> [Objective]
Retype nothing but the lines from the start of the material up to and including the line with "return s.replace('.', ',')". Pictures don't belong in the copy.

┌──

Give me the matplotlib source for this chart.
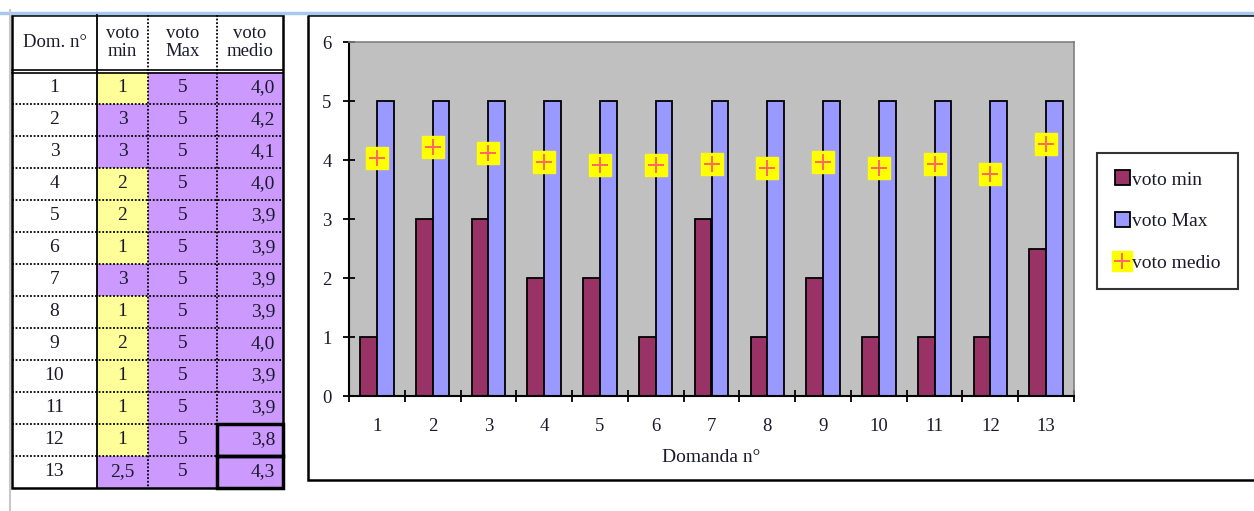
import numpy as np
import matplotlib.pyplot as plt
from matplotlib.patches import Rectangle, Patch
from matplotlib.lines import Line2D

plt.rcParams['font.family'] = ['Liberation Serif', 'DejaVu Serif']

domande = list(range(1, 14))
voto_min = [1, 3, 3, 2, 2, 1, 3, 1, 2, 1, 1, 1, 2.5]
voto_max = [5, 5, 5, 5, 5, 5, 5, 5, 5, 5, 5, 5, 5]
voto_medio = [4.03, 4.22, 4.12, 3.97, 3.92, 3.92, 3.93, 3.86, 3.96, 3.86, 3.93, 3.76, 4.27]
intest = ['Dom. n°', 'voto\nmin', 'voto\nMax', 'voto\nmedio']

c_min = '#993366'
c_max = '#9999FF'
c_bg = '#C0C0C0'
giallo = '#FFFF99'
viola = '#CC99FF'
txt = '#1a1a2a'

fig = plt.figure(figsize=(12.54, 5.11), dpi=100)

# overlay in pixel coords for the table and the frames
ov = fig.add_axes([0, 0, 1, 1])
ov.set_xlim(0, 1254)
ov.set_ylim(511, 0)
ov.axis('off')

ov.plot([0, 1254], [13, 13], color='#a8c8f0', lw=2.5)
ov.plot([10, 10], [10, 511], color='#c8c8c8', lw=1.5)

# table
xs = [12, 97, 148, 217, 283]
y_top, y_head = 15, 72
rh = 32.0
n = len(domande)
y_bot = y_head + rh * n

def fmt(v):
    s = ('%d' % v) if float(v).is_integer() else ('%.1f' % v)
    return s.replace('.', ',')

for i in range(n):
    y0 = y_head + rh * i
    col_min = giallo if voto_min[i] <= 2 else viola
    ov.add_patch(Rectangle((xs[1], y0), xs[2] - xs[1], rh, fc=col_min, ec='none'))
    ov.add_patch(Rectangle((xs[2], y0), xs[4] - xs[2], rh, fc=viola, ec='none'))
    yc = y0 + rh / 2
    vals = [str(domande[i]), fmt(voto_min[i]), fmt(voto_max[i]), '%.1f' % voto_medio[i]]
    for j, v in enumerate(vals):
        v = v.replace('.', ',')
        if j == 3:
            ov.text(xs[4] - 8, yc, v, ha='right', va='center', fontsize=14, color=txt)
        else:
            ov.text((xs[j] + xs[j + 1]) / 2, yc, v, ha='center', va='center', fontsize=14, color=txt)
    if i < n - 1:
        ov.plot([xs[0], xs[4]], [y0 + rh, y0 + rh], color='k', lw=1.3, ls=(0, (1, 1)))

for j, h in enumerate(intest):
    ov.text((xs[j] + xs[j + 1]) / 2, (y_top + y_head) / 2 - 1, h, ha='center', va='center',
            fontsize=13.5, color=txt, linespacing=1.0)

for x in xs[2:4]:
    ov.plot([x, x], [y_top, y_bot], color='k', lw=1.3, ls=(0, (1, 1)))
ov.plot([xs[1], xs[1]], [y_top, y_bot], color='k', lw=1.3)
ov.plot([xs[0], xs[4]], [y_head - 2, y_head - 2], color='k', lw=1.2)
ov.plot([xs[0], xs[4]], [y_head + 1, y_head + 1], color='k', lw=1.2)
ov.add_patch(Rectangle((xs[0], y_top), xs[4] - xs[0], y_bot - y_top, fc='none', ec='k', lw=1.8))
for i in (n - 2, n - 1):
    ov.add_patch(Rectangle((xs[3], y_head + rh * i), xs[4] - xs[3], rh, fc='none', ec='k', lw=2.5))

# chart frame
ov.add_patch(Rectangle((308, 15), 1000, 465, fc='none', ec='k', lw=1.8))

# chart
ax = fig.add_axes([349 / 1254, 115 / 511, 725 / 1254, 354 / 511])
ax.set_facecolor(c_bg)
x = np.arange(1, n + 1)
w = 0.3
ax.bar(x - w / 2, voto_min, w, color=c_min, edgecolor='k', lw=1.3, label='voto min')
ax.bar(x + w / 2, voto_max, w, color=c_max, edgecolor='k', lw=1.3, label='voto Max')
ax.plot(x, voto_medio, ls='none', marker='s', ms=16, mfc='#FFFF00', mec='#FFFF00', zorder=3)
ax.plot(x, voto_medio, ls='none', marker='+', ms=12, mew=1.4, color='#FF6666', zorder=4)

ax.set_xlim(0.5, n + 0.5)
ax.set_ylim(0, 6)
ax.set_yticks(range(7))
ax.set_xticks(x)
ax.set_xticks(np.arange(0.5, n + 1, 1), minor=True)
ax.tick_params(axis='x', which='major', length=0, pad=16, labelsize=13.5, labelcolor=txt)
ax.tick_params(axis='x', which='minor', direction='inout', length=9, width=1.3)
ax.tick_params(axis='y', direction='inout', length=9, width=1.3, pad=8, labelsize=13.5, labelcolor=txt)
for s in ('left', 'bottom'):
    ax.spines[s].set_linewidth(1.5)
    ax.spines[s].set_color('k')
for s in ('top', 'right'):
    ax.spines[s].set_color('#808080')
    ax.spines[s].set_linewidth(1.2)
ax.set_xlabel('Domanda n°', fontsize=14, color=txt, labelpad=10)

h_min = Patch(fc=c_min, ec='k', lw=1.3)
h_max = Patch(fc=c_max, ec='k', lw=1.3)
h_med = (Line2D([], [], ls='none', marker='s', ms=14, mfc='#FFFF00', mec='#FFFF00'),
         Line2D([], [], ls='none', marker='+', ms=12, mew=1.4, color='#FF6666'))
leg = fig.legend([h_min, h_max, h_med], ['voto min', 'voto Max', 'voto medio'],
                 loc='upper left', bbox_to_anchor=(1097 / 1254, 1 - 153 / 511),
                 fontsize=14, frameon=True, fancybox=False, edgecolor='k',
                 handlelength=0.8, handleheight=0.8, handletextpad=0.1,
                 labelspacing=1.2, borderpad=0.9, borderaxespad=0)
leg.get_frame().set_linewidth(1.5)
for t in leg.get_texts():
    t.set_color(txt)

fig.savefig('out.png', dpi=100, facecolor='white')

└──

> [Solution to the problem]
Give me the matplotlib source for this chart.
import numpy as np
import matplotlib.pyplot as plt
from matplotlib.patches import Rectangle, Patch
from matplotlib.lines import Line2D

plt.rcParams['font.family'] = ['Liberation Serif', 'DejaVu Serif']

domande = list(range(1, 14))
voto_min = [1, 3, 3, 2, 2, 1, 3, 1, 2, 1, 1, 1, 2.5]
voto_max = [5, 5, 5, 5, 5, 5, 5, 5, 5, 5, 5, 5, 5]
voto_medio = [4.03, 4.22, 4.12, 3.97, 3.92, 3.92, 3.93, 3.86, 3.96, 3.86, 3.93, 3.76, 4.27]
intest = ['Dom. n°', 'voto\nmin', 'voto\nMax', 'voto\nmedio']

c_min = '#993366'
c_max = '#9999FF'
c_bg = '#C0C0C0'
giallo = '#FFFF99'
viola = '#CC99FF'
txt = '#1a1a2a'

fig = plt.figure(figsize=(12.54, 5.11), dpi=100)

# overlay in pixel coords for the table and the frames
ov = fig.add_axes([0, 0, 1, 1])
ov.set_xlim(0, 1254)
ov.set_ylim(511, 0)
ov.axis('off')

ov.plot([0, 1254], [13, 13], color='#a8c8f0', lw=2.5)
ov.plot([10, 10], [10, 511], color='#c8c8c8', lw=1.5)

# table
xs = [12, 97, 148, 217, 283]
y_top, y_head = 15, 72
rh = 32.0
n = len(domande)
y_bot = y_head + rh * n

def fmt(v):
    s = ('%d' % v) if float(v).is_integer() else ('%.1f' % v)
    return s.replace('.', ',')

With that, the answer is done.